In strongly worded letters (see below) to Metro chief Richard Sarles and Metro Board Chairman Tom Downs, Mikulski warns that the authority could lose federal funding if it does not change its handling of taxpayer dollars.
“You need to know that future dedicated funding for Metro is in real jeopardy,” Mikulski wrote.
That is no idle threat. Federal funds make up almost $500 million of Metro’s overall $3 billion budget, including nearly half the money it spends annually on projects to expand and upgrade its rail system, the second-largest municipal system in the country.
“Metro must not only respond to the FTA’s audit but it must provide answers to Congress,” Mikulski continued. “I want to know your plan to correct these problems. What procedures and protocols are you going to implement? What is the timetable for implementation? How will you make sure these new reforms are adhered to moving forward?”

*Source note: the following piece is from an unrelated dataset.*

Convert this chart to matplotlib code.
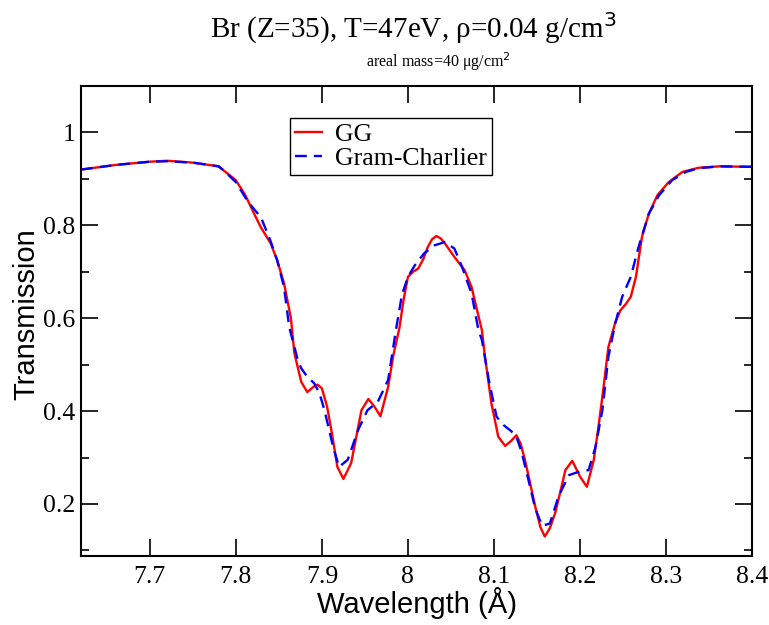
import matplotlib
matplotlib.use("Agg")
import matplotlib.pyplot as plt
from matplotlib.ticker import MultipleLocator

# GG curve
gg_x = [7.62, 7.66, 7.70, 7.72, 7.75, 7.78, 7.786, 7.80, 7.811, 7.821, 7.829,
        7.8405, 7.848, 7.856, 7.864, 7.868, 7.876, 7.883, 7.890, 7.895, 7.900,
        7.906, 7.911, 7.918, 7.925, 7.934, 7.940, 7.946, 7.954, 7.961, 7.968,
        7.977, 7.983, 7.990, 7.995, 8.000, 8.006, 8.012, 8.018, 8.023, 8.028,
        8.033, 8.038, 8.043, 8.054, 8.066, 8.074, 8.080, 8.086, 8.089, 8.097,
        8.105, 8.113, 8.120, 8.126, 8.131, 8.136, 8.142, 8.148, 8.154, 8.159,
        8.165, 8.171, 8.177, 8.183, 8.191, 8.200, 8.208, 8.216, 8.221, 8.226,
        8.233, 8.241, 8.247, 8.253, 8.259, 8.265, 8.272, 8.280, 8.290, 8.303,
        8.319, 8.338, 8.362, 8.40]
gg_y = [0.920, 0.930, 0.937, 0.939, 0.935, 0.927, 0.918, 0.897, 0.865, 0.826, 0.796,
        0.761, 0.725, 0.675, 0.600, 0.525, 0.463, 0.441, 0.452, 0.457, 0.449,
        0.410, 0.359, 0.280, 0.254, 0.288, 0.345, 0.402, 0.426, 0.410, 0.389,
        0.452, 0.520, 0.578, 0.640, 0.689, 0.700, 0.707, 0.728, 0.753, 0.770,
        0.777, 0.772, 0.761, 0.732, 0.703, 0.667, 0.620, 0.574, 0.525, 0.417,
        0.345, 0.325, 0.336, 0.348, 0.330, 0.295, 0.245, 0.194, 0.150, 0.130,
        0.148, 0.180, 0.225, 0.273, 0.293, 0.259, 0.237, 0.295, 0.360, 0.431,
        0.538, 0.591, 0.617, 0.630, 0.646, 0.689, 0.775, 0.825, 0.865, 0.893,
        0.915, 0.924, 0.927, 0.926]

# Gram-Charlier curve
gc_x = [7.62, 7.66, 7.70, 7.72, 7.75, 7.78, 7.786, 7.80, 7.813, 7.821, 7.829,
        7.84, 7.848, 7.856, 7.862, 7.872, 7.876, 7.883, 7.891, 7.897, 7.903,
        7.913, 7.920, 7.930, 7.942, 7.953, 7.965, 7.977, 7.986, 7.993, 8.000,
        8.008, 8.019, 8.031, 8.043, 8.054, 8.063, 8.074, 8.082, 8.086, 8.094,
        8.103, 8.111, 8.120, 8.126, 8.132, 8.142, 8.148, 8.156, 8.165, 8.175,
        8.187, 8.198, 8.210, 8.218, 8.226, 8.233, 8.241, 8.249, 8.259, 8.268,
        8.280, 8.292, 8.307, 8.323, 8.338, 8.362, 8.40]
gc_y = [0.920, 0.930, 0.937, 0.938, 0.935, 0.927, 0.918, 0.893, 0.854, 0.835, 0.818,
        0.768, 0.725, 0.667, 0.581, 0.510, 0.492, 0.474, 0.460, 0.440, 0.402,
        0.323, 0.280, 0.295, 0.359, 0.402, 0.420, 0.467, 0.574, 0.650, 0.689,
        0.714, 0.740, 0.757, 0.764, 0.750, 0.710, 0.653, 0.574, 0.553, 0.467,
        0.388, 0.370, 0.357, 0.345, 0.313, 0.237, 0.190, 0.153, 0.158, 0.216,
        0.262, 0.269, 0.273, 0.323, 0.402, 0.517, 0.589, 0.646, 0.689, 0.753,
        0.825, 0.865, 0.897, 0.915, 0.923, 0.927, 0.926]

x_ticks = [7.7, 7.8, 7.9, 8.0, 8.1, 8.2, 8.3, 8.4]
x_ticklabels = ["7.7", "7.8", "7.9", "8", "8.1", "8.2", "8.3", "8.4"]
y_ticks = [0.2, 0.4, 0.6, 0.8, 1.0]
y_ticklabels = ["0.2", "0.4", "0.6", "0.8", "1"]

serif = "Liberation Serif"
sans = "Liberation Sans"

fig = plt.figure(figsize=(7.69, 6.25), dpi=100)
ax = fig.add_axes([0.1053, 0.1104, 0.8727, 0.752])

ax.plot(gg_x, gg_y, color="red", lw=1.7, solid_joinstyle="round", label="GG")
ax.plot(gc_x, gc_y, color="blue", lw=1.7, dashes=(5, 3), dash_joinstyle="round",
        label="Gram-Charlier")

ax.set_xlim(7.62, 8.4)
ax.set_ylim(0.088, 1.1)
ax.yaxis.set_minor_locator(MultipleLocator(0.1))
ax.set_xticks(x_ticks)
ax.set_xticklabels(x_ticklabels)
ax.set_yticks(y_ticks)
ax.set_yticklabels(y_ticklabels)
ax.tick_params(which="both", direction="in", top=True, right=True, width=1.2)
ax.tick_params(which="major", length=12, labelsize=18.5)
ax.tick_params(axis="x", which="major", pad=7)
ax.tick_params(axis="y", which="major", pad=4)
ax.tick_params(which="minor", length=6)
for lab in ax.get_xticklabels() + ax.get_yticklabels():
    lab.set_fontfamily(serif)
for s in ax.spines.values():
    s.set_linewidth(1.5)

ax.set_xlabel("Wavelength (Å)", fontfamily=sans, fontsize=21)
ax.xaxis.set_label_coords(0.5, -0.066)
ax.xaxis.label.set_va("top")
ax.set_ylabel("Transmission", fontfamily=sans, fontsize=21)
ax.yaxis.set_label_coords(-0.060, 0.515)

fig.text(0.538, 0.939, r"Br (Z=35), T=47eV, ρ=0.04 g/cm$^3$", ha="center",
         va="baseline", fontfamily=serif, fontsize=21)
fig.text(0.57, 0.893, r"areal mass=40 μg/cm$^2$", ha="center", va="baseline",
         fontfamily=serif, fontsize=11.5)

leg = ax.legend(loc="upper left", bbox_to_anchor=(0.3115, 0.932), fancybox=False,
                framealpha=1, edgecolor="black", prop={"family": serif, "size": 18.5},
                handlelength=1.05, borderpad=0.2, labelspacing=0.05,
                handletextpad=0.5, borderaxespad=0)
leg.get_frame().set_linewidth(1.0)

fig.savefig("out.png", dpi=100)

During a public hearing held Monday, Sarles said the authority agreed with the recommendations offered in the report. But he blamed the shortcomings in the authority’s financial management systems on a previous administration, saying it left the agency in a state of near dysfunction. He said while he had been in his job for two years by the time the audit was completed, most of his energies were focused on infrastructure problems and safety issues, particularly failings cited in a federal report following a 2009 train crash on the Red Line that killed nine people.
Mikulski has been a staunch supporter of federal funding for the Metro system, but she has also been among the authority’s harshest critics.